▶ The problem: Reproduce the records that follow in full, excluding any picture they contain.

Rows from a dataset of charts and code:

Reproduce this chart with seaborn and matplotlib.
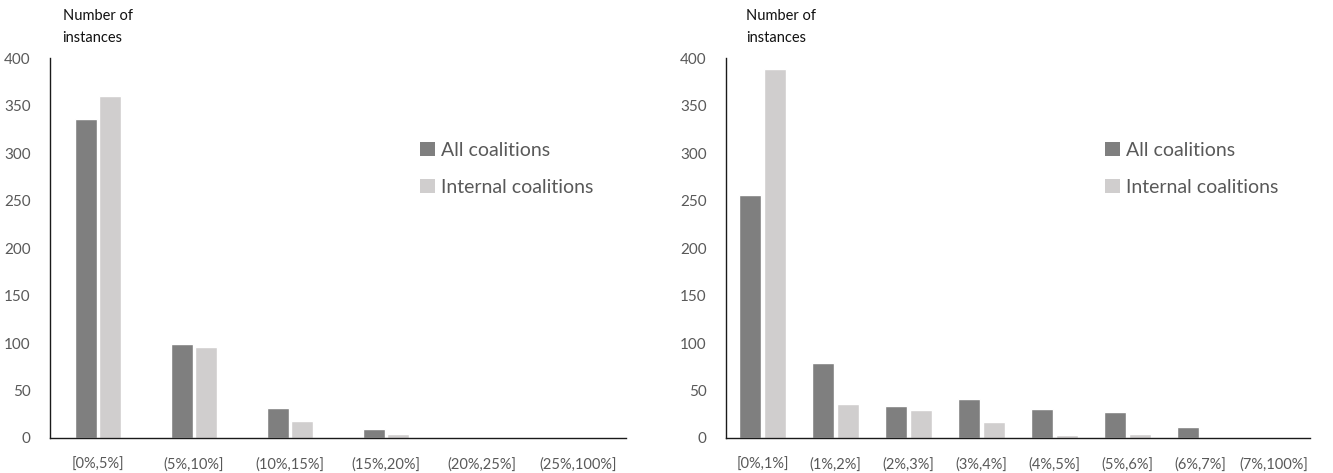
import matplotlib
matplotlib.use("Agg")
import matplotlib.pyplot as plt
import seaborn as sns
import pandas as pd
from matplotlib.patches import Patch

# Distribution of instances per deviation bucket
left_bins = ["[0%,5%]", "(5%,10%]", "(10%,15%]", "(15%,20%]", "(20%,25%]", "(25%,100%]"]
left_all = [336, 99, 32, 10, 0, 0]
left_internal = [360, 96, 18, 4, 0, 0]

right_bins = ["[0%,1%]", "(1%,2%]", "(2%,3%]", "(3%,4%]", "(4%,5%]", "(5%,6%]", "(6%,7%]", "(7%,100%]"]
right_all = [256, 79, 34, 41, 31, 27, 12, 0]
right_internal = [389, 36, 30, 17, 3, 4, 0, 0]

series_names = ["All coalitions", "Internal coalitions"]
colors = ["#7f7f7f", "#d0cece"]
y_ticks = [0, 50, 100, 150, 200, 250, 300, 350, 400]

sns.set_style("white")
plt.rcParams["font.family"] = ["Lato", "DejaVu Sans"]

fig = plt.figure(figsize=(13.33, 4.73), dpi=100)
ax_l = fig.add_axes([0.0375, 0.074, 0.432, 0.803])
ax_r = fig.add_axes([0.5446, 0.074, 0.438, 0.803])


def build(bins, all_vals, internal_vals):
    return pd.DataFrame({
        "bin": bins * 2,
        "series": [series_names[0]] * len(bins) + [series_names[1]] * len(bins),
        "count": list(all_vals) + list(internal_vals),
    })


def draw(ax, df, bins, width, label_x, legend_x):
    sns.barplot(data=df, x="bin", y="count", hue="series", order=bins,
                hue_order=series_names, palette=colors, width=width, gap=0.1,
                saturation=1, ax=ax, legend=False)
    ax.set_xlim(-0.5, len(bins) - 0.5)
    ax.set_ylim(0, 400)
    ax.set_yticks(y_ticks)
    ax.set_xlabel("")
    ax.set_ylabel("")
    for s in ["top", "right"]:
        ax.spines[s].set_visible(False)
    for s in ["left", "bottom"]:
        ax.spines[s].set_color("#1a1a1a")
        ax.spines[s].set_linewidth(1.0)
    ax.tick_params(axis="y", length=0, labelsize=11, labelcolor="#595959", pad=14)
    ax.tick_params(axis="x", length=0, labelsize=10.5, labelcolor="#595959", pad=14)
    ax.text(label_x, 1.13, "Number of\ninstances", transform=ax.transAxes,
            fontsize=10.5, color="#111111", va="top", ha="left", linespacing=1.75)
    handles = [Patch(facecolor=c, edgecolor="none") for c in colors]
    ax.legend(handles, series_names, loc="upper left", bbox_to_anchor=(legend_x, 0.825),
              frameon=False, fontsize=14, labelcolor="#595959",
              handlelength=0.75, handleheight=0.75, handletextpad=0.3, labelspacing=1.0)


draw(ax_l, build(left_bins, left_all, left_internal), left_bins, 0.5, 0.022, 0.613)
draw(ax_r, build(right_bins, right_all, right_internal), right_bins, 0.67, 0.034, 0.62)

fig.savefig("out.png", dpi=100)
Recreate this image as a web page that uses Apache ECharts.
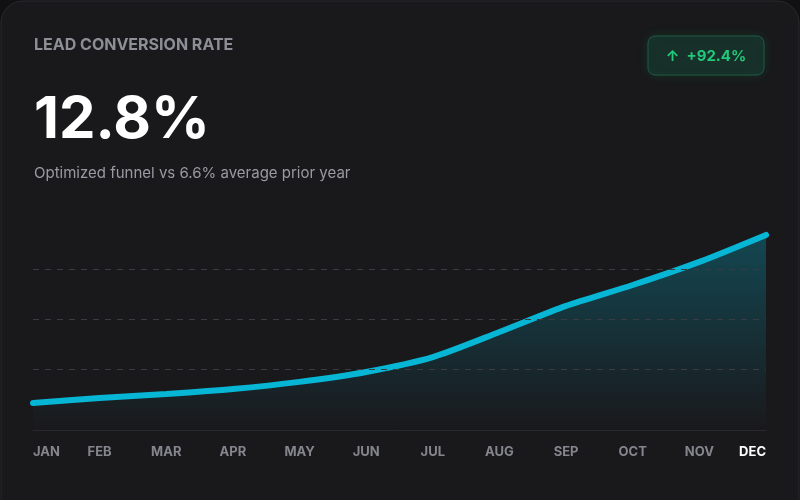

▶ Solution:
Reproduce this chart with seaborn and matplotlib.
import matplotlib
matplotlib.use("Agg")
import matplotlib.pyplot as plt
import seaborn as sns
import pandas as pd
from matplotlib.patches import Patch

# Distribution of instances per deviation bucket
left_bins = ["[0%,5%]", "(5%,10%]", "(10%,15%]", "(15%,20%]", "(20%,25%]", "(25%,100%]"]
left_all = [336, 99, 32, 10, 0, 0]
left_internal = [360, 96, 18, 4, 0, 0]

right_bins = ["[0%,1%]", "(1%,2%]", "(2%,3%]", "(3%,4%]", "(4%,5%]", "(5%,6%]", "(6%,7%]", "(7%,100%]"]
right_all = [256, 79, 34, 41, 31, 27, 12, 0]
right_internal = [389, 36, 30, 17, 3, 4, 0, 0]

series_names = ["All coalitions", "Internal coalitions"]
colors = ["#7f7f7f", "#d0cece"]
y_ticks = [0, 50, 100, 150, 200, 250, 300, 350, 400]

sns.set_style("white")
plt.rcParams["font.family"] = ["Lato", "DejaVu Sans"]

fig = plt.figure(figsize=(13.33, 4.73), dpi=100)
ax_l = fig.add_axes([0.0375, 0.074, 0.432, 0.803])
ax_r = fig.add_axes([0.5446, 0.074, 0.438, 0.803])


def build(bins, all_vals, internal_vals):
    return pd.DataFrame({
        "bin": bins * 2,
        "series": [series_names[0]] * len(bins) + [series_names[1]] * len(bins),
        "count": list(all_vals) + list(internal_vals),
    })


def draw(ax, df, bins, width, label_x, legend_x):
    sns.barplot(data=df, x="bin", y="count", hue="series", order=bins,
                hue_order=series_names, palette=colors, width=width, gap=0.1,
                saturation=1, ax=ax, legend=False)
    ax.set_xlim(-0.5, len(bins) - 0.5)
    ax.set_ylim(0, 400)
    ax.set_yticks(y_ticks)
    ax.set_xlabel("")
    ax.set_ylabel("")
    for s in ["top", "right"]:
        ax.spines[s].set_visible(False)
    for s in ["left", "bottom"]:
        ax.spines[s].set_color("#1a1a1a")
        ax.spines[s].set_linewidth(1.0)
    ax.tick_params(axis="y", length=0, labelsize=11, labelcolor="#595959", pad=14)
    ax.tick_params(axis="x", length=0, labelsize=10.5, labelcolor="#595959", pad=14)
    ax.text(label_x, 1.13, "Number of\ninstances", transform=ax.transAxes,
            fontsize=10.5, color="#111111", va="top", ha="left", linespacing=1.75)
    handles = [Patch(facecolor=c, edgecolor="none") for c in colors]
    ax.legend(handles, series_names, loc="upper left", bbox_to_anchor=(legend_x, 0.825),
              frameon=False, fontsize=14, labelcolor="#595959",
              handlelength=0.75, handleheight=0.75, handletextpad=0.3, labelspacing=1.0)


draw(ax_l, build(left_bins, left_all, left_internal), left_bins, 0.5, 0.022, 0.613)
draw(ax_r, build(right_bins, right_all, right_internal), right_bins, 0.67, 0.034, 0.62)

fig.savefig("out.png", dpi=100)
Recreate this image as a web page that uses Apache ECharts.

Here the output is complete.